Wednesday, August 10, 2011
Last week was Family Week for insider trading actions. Two highly-publicized cases concerned the disclosure and misuse of inside information received from a close relative -- one a spouse, the other a parent.
Both cases implicate the question of whether disclosure of confidential information to a close relative should form the basis of a criminal or regulatory proceeding. While the law provides no safe haven from prosecution for unlawful disclosure to a spouse or child (although the marital privilege may provide some protection to a spouse), respect for family relations may in some cases militate against such a prosecution. Here, however, the facts and circumstances of each case – one justifying prosecution, the other working against it – seem to make that issue moot.
In one, SEC v. William A. Marovitz, 1:11-CV-05259 (N.D. Ill. August 3, 2011), the husband of former Playboy Enterprises CEO Christy Hefner agreed (with the usual non-admission and non-denial of wrongdoing) to pay approximately $170,000 to settle a civil action. The husband, William Marovitz, according to the SEC, traded and made profits on sales of Playboy stock based on information he received from his wife concerning, among other things, a sale of the company. According to the SEC, Hefner had talked with her husband about her concerns with his trading and had the company counsel also speak with him. The counsel sent Marovitz a memo warning of the "serious implications" of his trading Playboy shares and asked him to consult counsel before he did. According to the complaint, Marovitz never did.
Hefner was not charged. Not only was she uninvolved in his trading, she took precautions, however unsuccessful, to prevent her husband’s purported misuse of the information. Of course, she could have prevented any misappropriation of insider information by him by simply not disclosing it.
The settlement amount includes civil penalties. One wonders what, if any, additional penalties Hefner will inflict upon her husband for his apparent betrayal of marital trust.

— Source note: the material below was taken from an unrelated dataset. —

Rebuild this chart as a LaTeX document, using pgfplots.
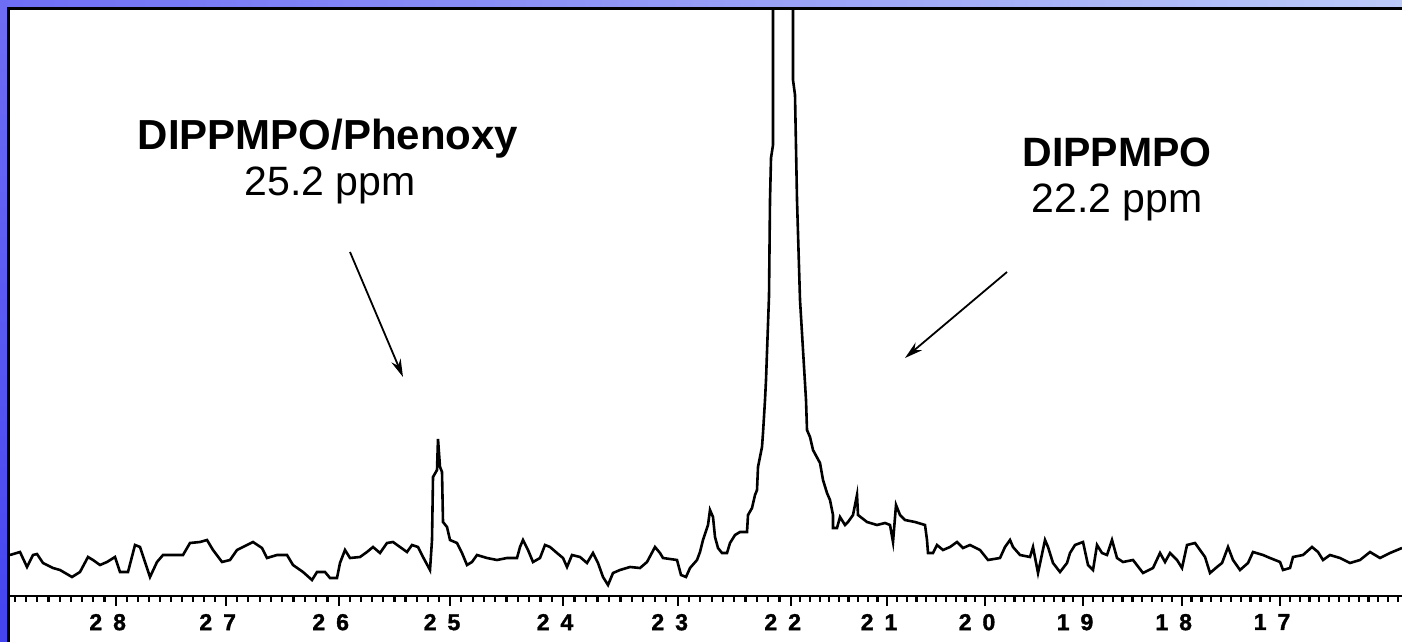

In another case, U.S. v. H. Clayton Peterson, 11 Crim. 665 (S.D.N.Y.) (see also SEC v. H. Clayton Peterson, etc. al., 11-CV-5448 (S.D.N.Y.)), a father and son both pleaded guilty to criminal securities fraud and conspiracy violations in connection with providing, using, and disseminating inside information concerning the 2010 takeover of Mariner Energy in Denver by the Apache Corporation. H. Clayton Peterson, a Mariner director, pleaded guilty to tipping off his son, Drew Peterson, who traded for himself, clients and a friend for a $150,000 profit and tipped off another friend, reportedly Bo K. Brownstein, a hedge fund executive, who traded for his fund and relatives and friends for profits of more than $5 million.
Peterson Sr. apparently took an active role in the wrongdoing, not only on several occasions providing confidential information to his son, but also directing him on two occasions to purchase Mariner stock for his sister. His conduct, thus, was apparently far more culpable than Hefner’s.
Drew Peterson is reportedly cooperating against Brownstein and others, as, to the extent he can, most likely is his father. Often, the family that steals together squeals together.